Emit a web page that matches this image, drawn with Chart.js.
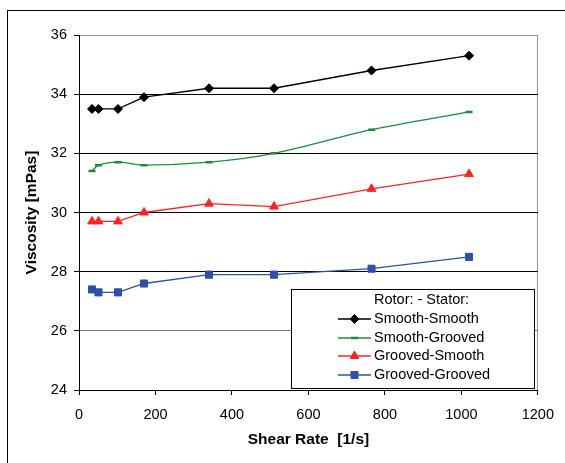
<!DOCTYPE html>
<html>
<head>
<meta charset="utf-8">
<script src="https://cdn.jsdelivr.net/npm/chart.js@4"></script>
<style>
  body { margin: 0; background: #fff; }
  #wrap { position: relative; width: 565px; height: 463px; overflow: hidden; }
  #frame { position: absolute; left: 7px; top: 10px; width: 600px; height: 500px; border: 1px solid #000; }
  canvas { position: absolute; left: 0; top: 0; }
</style>
</head>
<body>
<div id="wrap">
  <div id="frame"></div>
  <canvas id="c" width="565" height="463"></canvas>
</div>
<script>
// shear rates [1/s]
var shearRates = [34, 51, 102, 170, 340, 510, 765, 1020];

var smoothSmooth = [33.5, 33.5, 33.5, 33.9, 34.2, 34.2, 34.8, 35.3];
var smoothGrooved = [31.4, 31.6, 31.7, 31.6, 31.7, 32.0, 32.8, 33.4];
var groovedSmooth = [29.7, 29.7, 29.7, 30.0, 30.3, 30.2, 30.8, 31.3];
var groovedGrooved = [27.4, 27.3, 27.3, 27.6, 27.9, 27.9, 28.1, 28.5];

var seriesNames = ['Smooth-Smooth', 'Smooth-Grooved', 'Grooved-Smooth', 'Grooved-Grooved'];
var legendTitle = 'Rotor: - Stator:';

function toPoints(ys) {
    var pts = [];
    for (let i = 0; i < shearRates.length; i++) {
        pts.push({x: shearRates[i], y: ys[i]});
    }
    return pts;
}

var FONT = '"Liberation Sans", Arial, sans-serif';

// legend box drawn inside the plot area, like the excel one
var boxLegend = {
    id: 'boxLegend',
    afterDatasetsDraw(chart) {
        var ctx = chart.ctx;
        var x0 = 291, y0 = 289, x1 = 534, y1 = 388;
        ctx.save();
        ctx.fillStyle = '#fff';
        ctx.fillRect(x0, y0, x1 - x0, y1 - y0);
        ctx.strokeStyle = '#000';
        ctx.lineWidth = 1;
        ctx.strokeRect(x0 + 0.5, y0 + 0.5, x1 - x0, y1 - y0);

        ctx.font = '14.5px ' + FONT;
        ctx.textBaseline = 'middle';
        ctx.fillStyle = '#000';
        ctx.fillText(legendTitle, 374, 300);

        var rows = [319, 338, 356, 375];
        chart.data.datasets.forEach(function (ds, i) {
            var y = rows[i];
            ctx.strokeStyle = ds.borderColor;
            ctx.lineWidth = ds.borderWidth;
            ctx.beginPath();
            ctx.moveTo(338, y);
            ctx.lineTo(371, y);
            ctx.stroke();
            ctx.fillStyle = ds.pointBackgroundColor;
            ctx.strokeStyle = ds.pointBorderColor;
            ctx.lineWidth = ds.pointBorderWidth;
            Chart.helpers.drawPoint(ctx, {
                pointStyle: ds.pointStyle,
                radius: ds.pointRadius,
                rotation: 0,
                borderWidth: ds.pointBorderWidth
            }, 354.5, y);
            ctx.fillStyle = '#000';
            ctx.fillText(ds.label, 374, y);
        });
        ctx.restore();
    }
};

var styles = [
    {color: '#000000', point: 'rectRot', r: 4.5, pw: 1},
    {color: '#1f8a3c', point: 'line', r: 3.5, pw: 2.5},
    {color: '#ff2424', point: 'triangle', r: 5, pw: 1},
    {color: '#2f50a6', point: 'rect', r: 5, pw: 1}
];
var values = [smoothSmooth, smoothGrooved, groovedSmooth, groovedGrooved];

var datasets = [];
for (let i = 0; i < values.length; i++) {
    datasets.push({
        label: seriesNames[i],
        data: toPoints(values[i]),
        borderColor: styles[i].color,
        backgroundColor: styles[i].color,
        pointBackgroundColor: styles[i].color,
        pointBorderColor: styles[i].color,
        pointBorderWidth: styles[i].pw,
        pointStyle: styles[i].point,
        pointRadius: styles[i].r,
        borderWidth: 1.3,
        tension: i == 1 ? 0.3 : 0,
    });
}

new Chart(document.getElementById('c').getContext('2d'), {
    type: 'line',
    data: {datasets: datasets},
    options: {
        responsive: false,
        animation: false,
        layout: {padding: {left: 0, top: 35, right: 27, bottom: 0}},
        plugins: {
            legend: {display: false},
            tooltip: {enabled: false},
        },
        scales: {
            x: {
                type: 'linear',
                min: 0,
                max: 1200,
                ticks: {stepSize: 200, color: '#000', font: {family: FONT, size: 14.5}, padding: 11,
                        callback: function (v) { return String(v); }},
                grid: {
                    color: function (c) { return c.tick && c.tick.value === 1200 ? '#9a9a9a' : 'rgba(0,0,0,0)'; },
                    tickColor: '#000',
                    tickLength: 5,
                },
                border: {color: '#000', width: 1},
                title: {display: true, text: 'Shear Rate  [1/s]', color: '#000',
                        font: {family: FONT, size: 15.5, weight: 'bold'}, padding: {top: 0, bottom: 14}},
                afterFit: function (s) { s.height = 73; },
            },
            y: {
                min: 24,
                max: 36,
                ticks: {stepSize: 2, color: '#000', font: {family: FONT, size: 14.5}, padding: 7},
                grid: {
                    color: function (c) {
                        if (!c.tick) return '#000';
                        if (c.tick.value === 26) return '#7a7a7a';
                        if (c.tick.value === 36) return '#9a9a9a';
                        return '#000';
                    },
                    tickColor: '#000',
                    tickLength: 5,
                },
                border: {color: '#000', width: 1},
                title: {display: true, text: 'Viscosity [mPas]', color: '#000',
                        font: {family: FONT, size: 15.5, weight: 'bold'}, padding: {top: 22, bottom: 0}},
                afterFit: function (s) { s.width = 79; },
            },
        },
    },
    plugins: [boxLegend],
});
</script>
</body>
</html>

___

EXERCISE TASK. Give again, word for word, every line from the top of the data through the line with "27.9, 28.1, 28.5];", both ends included, and exclude the pictures.

FULL RESPONSE.
Emit a web page that matches this image, drawn with Chart.js.
<!DOCTYPE html>
<html>
<head>
<meta charset="utf-8">
<script src="https://cdn.jsdelivr.net/npm/chart.js@4"></script>
<style>
  body { margin: 0; background: #fff; }
  #wrap { position: relative; width: 565px; height: 463px; overflow: hidden; }
  #frame { position: absolute; left: 7px; top: 10px; width: 600px; height: 500px; border: 1px solid #000; }
  canvas { position: absolute; left: 0; top: 0; }
</style>
</head>
<body>
<div id="wrap">
  <div id="frame"></div>
  <canvas id="c" width="565" height="463"></canvas>
</div>
<script>
// shear rates [1/s]
var shearRates = [34, 51, 102, 170, 340, 510, 765, 1020];

var smoothSmooth = [33.5, 33.5, 33.5, 33.9, 34.2, 34.2, 34.8, 35.3];
var smoothGrooved = [31.4, 31.6, 31.7, 31.6, 31.7, 32.0, 32.8, 33.4];
var groovedSmooth = [29.7, 29.7, 29.7, 30.0, 30.3, 30.2, 30.8, 31.3];
var groovedGrooved = [27.4, 27.3, 27.3, 27.6, 27.9, 27.9, 28.1, 28.5];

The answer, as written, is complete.